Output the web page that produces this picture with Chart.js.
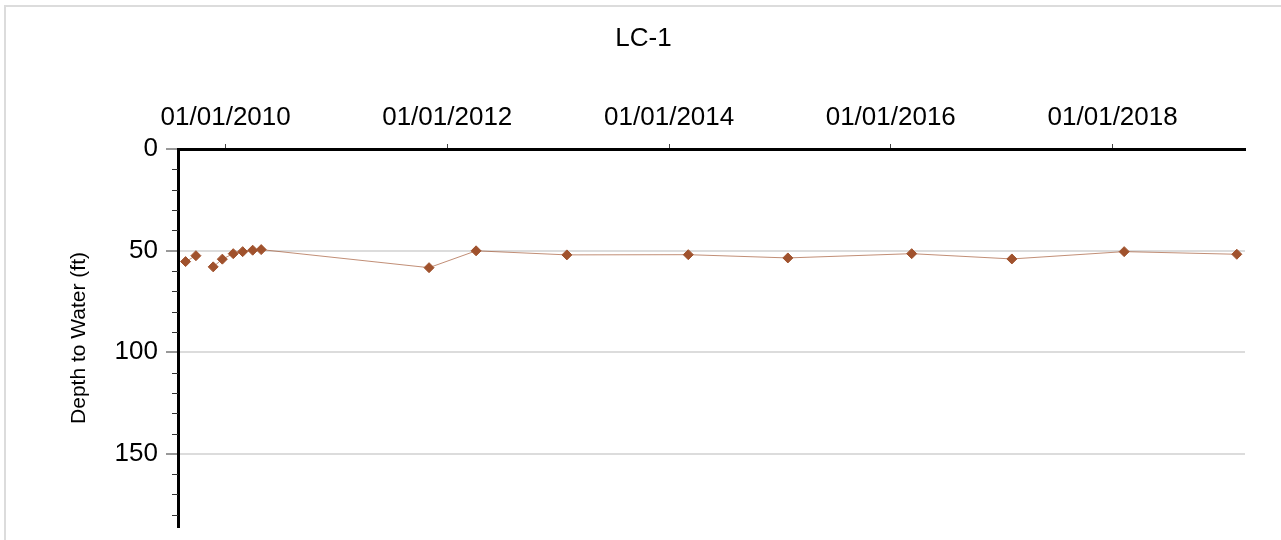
<!DOCTYPE html>
<html>
<head>
<meta charset="utf-8">
<title>LC-1</title>
<script src="https://cdn.jsdelivr.net/npm/chart.js@4.4.1/dist/chart.umd.min.js"></script>
<style>
  html, body { margin: 0; padding: 0; background: #fff; overflow: hidden; }
  #wrap  { position: relative; width: 1281px; height: 540px; }
  #frame { position: absolute; left: 4px; top: 5px; width: 1400px; height: 700px;
           border: 2px solid #dcdcdc; box-sizing: border-box; pointer-events: none; }
  canvas { position: absolute; left: 0; top: 0; }
</style>
</head>
<body>
<div id="wrap">
  <div id="frame"></div>
  <canvas id="chart" width="1281" height="540"></canvas>
</div>
<script>
/* ═══════════════════════════════════════════════
═══════════════════════════════════════════════ */
const sampleDates = [
  '2009-08-22', '2009-09-25', '2009-11-21', '2009-12-21', '2010-01-26',
  '2010-02-26', '2010-03-31', '2010-04-28', '2011-11-02', '2012-04-05',
  '2013-01-29', '2014-03-05', '2015-01-27', '2016-03-10', '2017-02-03',
  '2018-02-08', '2019-02-14'
];
const depthFt = [
  55.4, 52.5, 58.0, 54.2, 51.5,
  50.5, 49.8, 49.5, 58.4, 50.1,
  52.1, 52.0, 53.6, 51.5, 54.1,
  50.5, 51.8
];

const xTickDates  = ['2010-01-01', '2012-01-01', '2014-01-01', '2016-01-01', '2018-01-01'];
const yMajorTicks = [0, 50, 100, 150];
const yMinorTicks = [10, 20, 30, 40, 60, 70, 80, 90, 110, 120, 130, 140, 160, 170, 180];

const X_MIN = '2009-07-28';
const X_MAX = '2019-03-13';
const Y_MAX = 186;
const GAP_AFTER = 1;   /* no line drawn between 2nd and 3rd sample */

/* ── STYLE ── */
const FONT = '"Liberation Sans", Arial, sans-serif';
const MARK = '#a0522d';

function fmtDate(ms) {
  const d = new Date(ms);
  const p = n => String(n).padStart(2, '0');
  return p(d.getUTCMonth() + 1) + '/' + p(d.getUTCDate()) + '/' + d.getUTCFullYear();
}

/* ═══════════════════════════════════════════════
   MINOR Y TICKS — short marks every 10 ft
═══════════════════════════════════════════════ */
const minorTicks = {
  id: 'minorTicks',
  afterDraw(chart) {
    const y    = chart.scales.y;
    const ctx  = chart.ctx;
    const left = chart.chartArea.left;
    ctx.save();
    ctx.strokeStyle = '#333';
    ctx.lineWidth   = 1;
    yMinorTicks.forEach(v => {
      const py = Math.round(y.getPixelForValue(v)) + 0.5;
      ctx.beginPath();
      ctx.moveTo(left - 6, py);
      ctx.lineTo(left, py);
      ctx.stroke();
    });
    ctx.restore();
  }
};

/* ═══════════════════════════════════════════════
   CHART
═══════════════════════════════════════════════ */
new Chart(document.getElementById('chart').getContext('2d'), {
  type: 'line',
  data: {
    datasets: [{
      data: sampleDates.map((d, i) => ({ x: Date.parse(d), y: depthFt[i] })),
      borderColor:          'rgba(160,82,45,0.65)',
      borderWidth:          1,
      pointStyle:           'rectRot',
      pointRadius:          5,
      pointBackgroundColor: MARK,
      pointBorderColor:     MARK,
      pointBorderWidth:     1,
      tension:              0,
      segment: {
        borderColor: c => c.p0DataIndex === GAP_AFTER ? 'transparent' : undefined
      }
    }]
  },
  options: {
    responsive:       false,
    animation:        false,
    devicePixelRatio: 1,
    /* left pad keeps the title centred on the page like the original */
    layout: { padding: { left: 42, right: 36, top: 0, bottom: 13 } },
    plugins: {
      legend:  { display: false },
      tooltip: { enabled: false },
      title: {
        display: true,
        text:    'LC-1',
        color:   '#000',
        font:    { family: FONT, size: 26, weight: 'normal' },
        padding: { top: 23, bottom: 0 }
      }
    },
    scales: {
      x: {
        type:     'linear',
        position: 'top',
        min:      Date.parse(X_MIN),
        max:      Date.parse(X_MAX),
        afterBuildTicks: s => { s.ticks = xTickDates.map(d => ({ value: Date.parse(d) })); },
        afterFit: s => { s.height = 94.8; s.paddingLeft = 0; s.paddingRight = 0; },
        grid:   { drawOnChartArea: false, drawTicks: true, tickLength: 5, tickColor: '#444', tickWidth: 1 },
        border: { display: true, color: '#000', width: 3 },
        ticks: {
          font:        { family: FONT, size: 26 },
          color:       '#000',
          padding:     10.5,
          maxRotation: 0,
          autoSkip:    false,
          callback:    v => fmtDate(v)
        }
      },
      y: {
        reverse: true,
        min:     0,
        max:     Y_MAX,
        afterBuildTicks: s => { s.ticks = yMajorTicks.map(v => ({ value: v })); },
        afterFit: s => { s.width = 136; s.paddingTop = 0; s.paddingBottom = 0; },
        grid: {
          color:      c => (c.tick && c.tick.value === 0) ? 'transparent' : '#dcdcdc',
          lineWidth:  2,
          tickLength: 12,
          tickColor:  '#333',
          tickWidth:  1
        },
        border: { display: true, color: '#000', width: 3 },
        ticks:  { font: { family: FONT, size: 26 }, color: '#000', padding: 8 },
        title: {
          display: true,
          text:    'Depth to Water (ft)',
          color:   '#000',
          font:    { family: FONT, size: 21 },
          padding: { top: 25, bottom: 0 }
        }
      }
    }
  },
  plugins: [minorTicks]
});
</script>
</body>
</html>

*-*-*

SET TASK ->
Reproduce the material word for word. Any pictures should be left out of the copy.

RESPONSE FOR THIS EXERCISE ->
Output the web page that produces this picture with Chart.js.
<!DOCTYPE html>
<html>
<head>
<meta charset="utf-8">
<title>LC-1</title>
<script src="https://cdn.jsdelivr.net/npm/chart.js@4.4.1/dist/chart.umd.min.js"></script>
<style>
  html, body { margin: 0; padding: 0; background: #fff; overflow: hidden; }
  #wrap  { position: relative; width: 1281px; height: 540px; }
  #frame { position: absolute; left: 4px; top: 5px; width: 1400px; height: 700px;
           border: 2px solid #dcdcdc; box-sizing: border-box; pointer-events: none; }
  canvas { position: absolute; left: 0; top: 0; }
</style>
</head>
<body>
<div id="wrap">
  <div id="frame"></div>
  <canvas id="chart" width="1281" height="540"></canvas>
</div>
<script>
/* ═══════════════════════════════════════════════
═══════════════════════════════════════════════ */
const sampleDates = [
  '2009-08-22', '2009-09-25', '2009-11-21', '2009-12-21', '2010-01-26',
  '2010-02-26', '2010-03-31', '2010-04-28', '2011-11-02', '2012-04-05',
  '2013-01-29', '2014-03-05', '2015-01-27', '2016-03-10', '2017-02-03',
  '2018-02-08', '2019-02-14'
];
const depthFt = [
  55.4, 52.5, 58.0, 54.2, 51.5,
  50.5, 49.8, 49.5, 58.4, 50.1,
  52.1, 52.0, 53.6, 51.5, 54.1,
  50.5, 51.8
];

const xTickDates  = ['2010-01-01', '2012-01-01', '2014-01-01', '2016-01-01', '2018-01-01'];
const yMajorTicks = [0, 50, 100, 150];
const yMinorTicks = [10, 20, 30, 40, 60, 70, 80, 90, 110, 120, 130, 140, 160, 170, 180];

const X_MIN = '2009-07-28';
const X_MAX = '2019-03-13';
const Y_MAX = 186;
const GAP_AFTER = 1;   /* no line drawn between 2nd and 3rd sample */

/* ── STYLE ── */
const FONT = '"Liberation Sans", Arial, sans-serif';
const MARK = '#a0522d';

function fmtDate(ms) {
  const d = new Date(ms);
  const p = n => String(n).padStart(2, '0');
  return p(d.getUTCMonth() + 1) + '/' + p(d.getUTCDate()) + '/' + d.getUTCFullYear();
}

/* ═══════════════════════════════════════════════
   MINOR Y TICKS — short marks every 10 ft
═══════════════════════════════════════════════ */
const minorTicks = {
  id: 'minorTicks',
  afterDraw(chart) {
    const y    = chart.scales.y;
    const ctx  = chart.ctx;
    const left = chart.chartArea.left;
    ctx.save();
    ctx.strokeStyle = '#333';
    ctx.lineWidth   = 1;
    yMinorTicks.forEach(v => {
      const py = Math.round(y.getPixelForValue(v)) + 0.5;
      ctx.beginPath();
      ctx.moveTo(left - 6, py);
      ctx.lineTo(left, py);
      ctx.stroke();
    });
    ctx.restore();
  }
};

/* ═══════════════════════════════════════════════
   CHART
═══════════════════════════════════════════════ */
new Chart(document.getElementById('chart').getContext('2d'), {
  type: 'line',
  data: {
    datasets: [{
      data: sampleDates.map((d, i) => ({ x: Date.parse(d), y: depthFt[i] })),
      borderColor:          'rgba(160,82,45,0.65)',
      borderWidth:          1,
      pointStyle:           'rectRot',
      pointRadius:          5,
      pointBackgroundColor: MARK,
      pointBorderColor:     MARK,
      pointBorderWidth:     1,
      tension:              0,
      segment: {
        borderColor: c => c.p0DataIndex === GAP_AFTER ? 'transparent' : undefined
      }
    }]
  },
  options: {
    responsive:       false,
    animation:        false,
    devicePixelRatio: 1,
    /* left pad keeps the title centred on the page like the original */
    layout: { padding: { left: 42, right: 36, top: 0, bottom: 13 } },
    plugins: {
      legend:  { display: false },
      tooltip: { enabled: false },
      title: {
        display: true,
        text:    'LC-1',
        color:   '#000',
        font:    { family: FONT, size: 26, weight: 'normal' },
        padding: { top: 23, bottom: 0 }
      }
    },
    scales: {
      x: {
        type:     'linear',
        position: 'top',
        min:      Date.parse(X_MIN),
        max:      Date.parse(X_MAX),
        afterBuildTicks: s => { s.ticks = xTickDates.map(d => ({ value: Date.parse(d) })); },
        afterFit: s => { s.height = 94.8; s.paddingLeft = 0; s.paddingRight = 0; },
        grid:   { drawOnChartArea: false, drawTicks: true, tickLength: 5, tickColor: '#444', tickWidth: 1 },
        border: { display: true, color: '#000', width: 3 },
        ticks: {
          font:        { family: FONT, size: 26 },
          color:       '#000',
          padding:     10.5,
          maxRotation: 0,
          autoSkip:    false,
          callback:    v => fmtDate(v)
        }
      },
      y: {
        reverse: true,
        min:     0,
        max:     Y_MAX,
        afterBuildTicks: s => { s.ticks = yMajorTicks.map(v => ({ value: v })); },
        afterFit: s => { s.width = 136; s.paddingTop = 0; s.paddingBottom = 0; },
        grid: {
          color:      c => (c.tick && c.tick.value === 0) ? 'transparent' : '#dcdcdc',
          lineWidth:  2,
          tickLength: 12,
          tickColor:  '#333',
          tickWidth:  1
        },
        border: { display: true, color: '#000', width: 3 },
        ticks:  { font: { family: FONT, size: 26 }, color: '#000', padding: 8 },
        title: {
          display: true,
          text:    'Depth to Water (ft)',
          color:   '#000',
          font:    { family: FONT, size: 21 },
          padding: { top: 25, bottom: 0 }
        }
      }
    }
  },
  plugins: [minorTicks]
});
</script>
</body>
</html>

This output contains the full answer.